RECORDS PROVIDED:
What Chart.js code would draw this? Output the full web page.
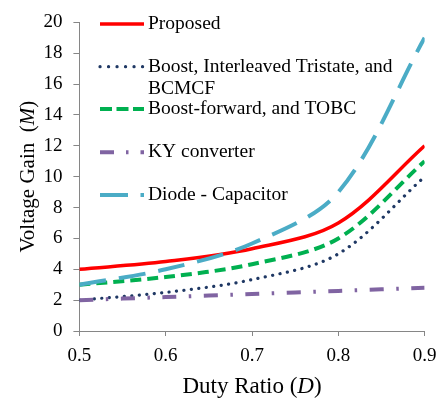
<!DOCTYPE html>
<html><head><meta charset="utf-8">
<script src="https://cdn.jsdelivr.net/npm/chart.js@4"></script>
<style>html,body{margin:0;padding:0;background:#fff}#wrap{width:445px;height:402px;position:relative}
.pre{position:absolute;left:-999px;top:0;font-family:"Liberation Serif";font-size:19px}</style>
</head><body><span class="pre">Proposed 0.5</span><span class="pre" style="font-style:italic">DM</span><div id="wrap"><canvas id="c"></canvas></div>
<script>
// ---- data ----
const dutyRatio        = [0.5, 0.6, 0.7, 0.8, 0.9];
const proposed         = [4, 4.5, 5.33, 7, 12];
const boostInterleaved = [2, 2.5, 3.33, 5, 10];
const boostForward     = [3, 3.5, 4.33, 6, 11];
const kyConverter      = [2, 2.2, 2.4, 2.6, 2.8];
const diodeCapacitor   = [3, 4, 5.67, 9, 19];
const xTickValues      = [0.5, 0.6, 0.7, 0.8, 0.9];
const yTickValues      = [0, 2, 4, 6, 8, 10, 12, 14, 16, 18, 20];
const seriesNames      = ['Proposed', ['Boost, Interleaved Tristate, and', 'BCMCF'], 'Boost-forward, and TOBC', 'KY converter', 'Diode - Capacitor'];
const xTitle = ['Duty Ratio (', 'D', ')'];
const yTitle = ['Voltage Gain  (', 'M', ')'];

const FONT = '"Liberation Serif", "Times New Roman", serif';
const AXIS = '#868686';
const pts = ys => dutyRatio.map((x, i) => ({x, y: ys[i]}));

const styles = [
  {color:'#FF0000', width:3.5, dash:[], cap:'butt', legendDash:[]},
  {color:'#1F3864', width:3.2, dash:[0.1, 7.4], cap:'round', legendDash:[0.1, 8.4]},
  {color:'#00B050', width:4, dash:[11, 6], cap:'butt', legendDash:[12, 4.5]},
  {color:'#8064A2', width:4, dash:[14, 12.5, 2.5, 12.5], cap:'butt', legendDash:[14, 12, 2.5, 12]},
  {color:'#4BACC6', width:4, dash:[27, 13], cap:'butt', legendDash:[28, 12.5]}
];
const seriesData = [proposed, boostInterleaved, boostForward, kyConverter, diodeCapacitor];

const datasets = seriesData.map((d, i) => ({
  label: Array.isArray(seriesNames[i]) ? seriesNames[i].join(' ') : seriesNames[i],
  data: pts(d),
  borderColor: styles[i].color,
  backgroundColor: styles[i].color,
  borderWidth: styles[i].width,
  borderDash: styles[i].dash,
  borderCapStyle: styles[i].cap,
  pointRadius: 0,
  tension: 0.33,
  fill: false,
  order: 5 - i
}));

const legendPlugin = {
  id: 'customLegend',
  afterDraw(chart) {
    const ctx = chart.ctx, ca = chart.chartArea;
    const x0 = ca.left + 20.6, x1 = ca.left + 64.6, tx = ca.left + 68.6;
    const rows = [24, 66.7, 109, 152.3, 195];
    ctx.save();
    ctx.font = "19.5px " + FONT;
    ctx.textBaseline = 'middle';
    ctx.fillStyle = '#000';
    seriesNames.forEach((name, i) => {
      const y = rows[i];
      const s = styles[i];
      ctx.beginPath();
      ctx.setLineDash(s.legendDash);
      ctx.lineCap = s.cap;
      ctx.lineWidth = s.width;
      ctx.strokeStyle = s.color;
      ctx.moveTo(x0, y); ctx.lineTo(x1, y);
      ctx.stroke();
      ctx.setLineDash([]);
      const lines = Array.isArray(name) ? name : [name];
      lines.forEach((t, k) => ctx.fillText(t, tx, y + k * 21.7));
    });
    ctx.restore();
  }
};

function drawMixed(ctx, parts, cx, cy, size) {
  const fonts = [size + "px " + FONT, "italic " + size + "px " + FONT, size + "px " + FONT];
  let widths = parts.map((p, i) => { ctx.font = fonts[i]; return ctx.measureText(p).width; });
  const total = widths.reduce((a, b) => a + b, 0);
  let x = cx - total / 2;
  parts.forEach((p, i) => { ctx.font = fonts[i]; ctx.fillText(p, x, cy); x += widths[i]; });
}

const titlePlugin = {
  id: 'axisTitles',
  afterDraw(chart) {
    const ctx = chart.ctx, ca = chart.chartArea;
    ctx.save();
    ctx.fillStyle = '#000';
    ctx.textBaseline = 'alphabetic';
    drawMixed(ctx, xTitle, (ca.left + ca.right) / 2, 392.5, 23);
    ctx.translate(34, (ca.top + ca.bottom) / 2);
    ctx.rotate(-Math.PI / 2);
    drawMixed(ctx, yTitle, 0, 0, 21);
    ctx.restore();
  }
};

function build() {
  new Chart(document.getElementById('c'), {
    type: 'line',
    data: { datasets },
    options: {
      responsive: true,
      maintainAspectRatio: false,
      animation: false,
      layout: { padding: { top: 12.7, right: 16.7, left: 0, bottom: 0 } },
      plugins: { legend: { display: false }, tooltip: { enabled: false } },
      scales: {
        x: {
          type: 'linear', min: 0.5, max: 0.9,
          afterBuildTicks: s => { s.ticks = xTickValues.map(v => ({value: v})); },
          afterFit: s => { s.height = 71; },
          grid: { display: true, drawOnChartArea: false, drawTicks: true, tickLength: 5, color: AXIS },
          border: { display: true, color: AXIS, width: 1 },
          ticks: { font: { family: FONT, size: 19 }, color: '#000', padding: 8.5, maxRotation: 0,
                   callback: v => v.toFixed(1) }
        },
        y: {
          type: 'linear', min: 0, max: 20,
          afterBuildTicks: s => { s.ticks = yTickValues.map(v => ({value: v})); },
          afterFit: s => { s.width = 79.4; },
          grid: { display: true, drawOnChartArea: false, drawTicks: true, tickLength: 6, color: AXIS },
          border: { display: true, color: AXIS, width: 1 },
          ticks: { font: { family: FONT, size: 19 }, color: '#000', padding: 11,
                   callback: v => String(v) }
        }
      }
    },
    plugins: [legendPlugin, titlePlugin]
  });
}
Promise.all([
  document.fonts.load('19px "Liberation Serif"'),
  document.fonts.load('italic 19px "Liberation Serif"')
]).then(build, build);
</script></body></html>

...

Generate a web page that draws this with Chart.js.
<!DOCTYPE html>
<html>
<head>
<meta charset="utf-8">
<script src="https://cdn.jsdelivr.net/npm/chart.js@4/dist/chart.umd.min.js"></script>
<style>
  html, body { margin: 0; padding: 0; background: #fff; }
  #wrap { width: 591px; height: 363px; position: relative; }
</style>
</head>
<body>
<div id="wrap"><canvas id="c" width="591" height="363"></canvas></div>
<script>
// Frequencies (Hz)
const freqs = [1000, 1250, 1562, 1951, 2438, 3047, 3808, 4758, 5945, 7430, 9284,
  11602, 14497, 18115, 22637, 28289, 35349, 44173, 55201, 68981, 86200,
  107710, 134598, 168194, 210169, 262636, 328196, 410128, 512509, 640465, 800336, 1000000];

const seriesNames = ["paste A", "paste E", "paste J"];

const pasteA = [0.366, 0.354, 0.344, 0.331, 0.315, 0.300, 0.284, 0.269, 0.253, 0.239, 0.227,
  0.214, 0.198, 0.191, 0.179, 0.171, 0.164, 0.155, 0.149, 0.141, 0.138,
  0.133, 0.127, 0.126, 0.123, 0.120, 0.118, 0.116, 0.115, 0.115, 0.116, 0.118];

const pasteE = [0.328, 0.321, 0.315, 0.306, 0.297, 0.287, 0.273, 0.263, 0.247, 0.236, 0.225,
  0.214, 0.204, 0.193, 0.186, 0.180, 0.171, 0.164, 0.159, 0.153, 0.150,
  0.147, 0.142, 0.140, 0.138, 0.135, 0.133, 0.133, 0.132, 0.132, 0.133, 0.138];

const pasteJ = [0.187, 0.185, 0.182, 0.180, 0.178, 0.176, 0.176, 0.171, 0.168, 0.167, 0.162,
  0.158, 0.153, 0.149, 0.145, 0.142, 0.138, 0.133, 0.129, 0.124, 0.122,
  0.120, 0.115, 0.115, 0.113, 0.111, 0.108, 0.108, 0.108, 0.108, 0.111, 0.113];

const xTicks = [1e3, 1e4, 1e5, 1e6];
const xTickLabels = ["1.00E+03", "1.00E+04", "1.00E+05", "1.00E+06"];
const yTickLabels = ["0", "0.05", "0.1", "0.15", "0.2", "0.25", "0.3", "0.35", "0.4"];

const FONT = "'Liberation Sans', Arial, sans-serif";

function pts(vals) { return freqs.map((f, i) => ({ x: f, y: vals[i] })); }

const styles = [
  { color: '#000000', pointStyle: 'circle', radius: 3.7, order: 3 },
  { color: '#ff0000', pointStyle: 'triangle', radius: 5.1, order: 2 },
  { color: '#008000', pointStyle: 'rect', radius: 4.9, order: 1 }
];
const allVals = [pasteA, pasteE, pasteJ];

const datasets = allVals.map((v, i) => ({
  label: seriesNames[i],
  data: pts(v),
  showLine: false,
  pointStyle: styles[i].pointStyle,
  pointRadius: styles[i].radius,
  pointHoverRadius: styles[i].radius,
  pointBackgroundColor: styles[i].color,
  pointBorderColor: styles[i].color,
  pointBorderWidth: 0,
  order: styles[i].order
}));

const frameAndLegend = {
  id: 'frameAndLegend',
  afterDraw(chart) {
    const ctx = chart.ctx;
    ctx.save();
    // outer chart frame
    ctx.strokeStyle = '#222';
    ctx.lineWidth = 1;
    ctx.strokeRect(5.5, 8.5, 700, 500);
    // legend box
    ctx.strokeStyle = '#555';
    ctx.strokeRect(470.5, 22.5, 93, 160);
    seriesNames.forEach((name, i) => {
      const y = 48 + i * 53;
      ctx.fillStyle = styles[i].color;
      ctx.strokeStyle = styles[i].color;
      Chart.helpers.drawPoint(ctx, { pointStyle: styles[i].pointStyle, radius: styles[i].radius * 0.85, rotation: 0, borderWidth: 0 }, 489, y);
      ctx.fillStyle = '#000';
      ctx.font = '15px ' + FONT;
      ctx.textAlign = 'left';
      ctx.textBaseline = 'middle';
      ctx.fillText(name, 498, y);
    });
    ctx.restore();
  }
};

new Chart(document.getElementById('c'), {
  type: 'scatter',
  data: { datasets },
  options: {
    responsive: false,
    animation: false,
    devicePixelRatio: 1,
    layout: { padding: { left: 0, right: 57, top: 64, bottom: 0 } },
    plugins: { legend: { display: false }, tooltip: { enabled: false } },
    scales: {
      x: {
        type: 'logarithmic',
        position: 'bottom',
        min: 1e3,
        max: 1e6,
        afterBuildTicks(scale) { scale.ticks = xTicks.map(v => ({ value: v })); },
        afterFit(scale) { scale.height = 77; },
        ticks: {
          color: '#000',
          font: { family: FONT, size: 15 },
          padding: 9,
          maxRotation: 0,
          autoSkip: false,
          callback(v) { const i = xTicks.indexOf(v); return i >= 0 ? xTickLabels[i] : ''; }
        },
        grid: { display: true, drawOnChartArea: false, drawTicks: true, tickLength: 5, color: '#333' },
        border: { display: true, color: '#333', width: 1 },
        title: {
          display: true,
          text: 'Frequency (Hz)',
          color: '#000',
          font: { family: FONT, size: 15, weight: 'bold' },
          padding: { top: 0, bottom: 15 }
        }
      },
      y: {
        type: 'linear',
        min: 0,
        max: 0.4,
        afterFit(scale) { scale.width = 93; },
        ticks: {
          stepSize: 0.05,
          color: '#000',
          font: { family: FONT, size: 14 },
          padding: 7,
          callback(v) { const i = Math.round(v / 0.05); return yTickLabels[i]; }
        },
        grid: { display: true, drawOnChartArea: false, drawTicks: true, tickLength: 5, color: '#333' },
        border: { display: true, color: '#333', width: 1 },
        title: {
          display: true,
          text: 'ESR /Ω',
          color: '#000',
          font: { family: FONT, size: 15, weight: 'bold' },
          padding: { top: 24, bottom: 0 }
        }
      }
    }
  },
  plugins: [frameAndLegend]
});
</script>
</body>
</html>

PROBLEM STATEMENT: Show every line from the entries above in which the word "page" appears.

FINAL RESULT:
What Chart.js code would draw this? Output the full web page.
Generate a web page that draws this with Chart.js.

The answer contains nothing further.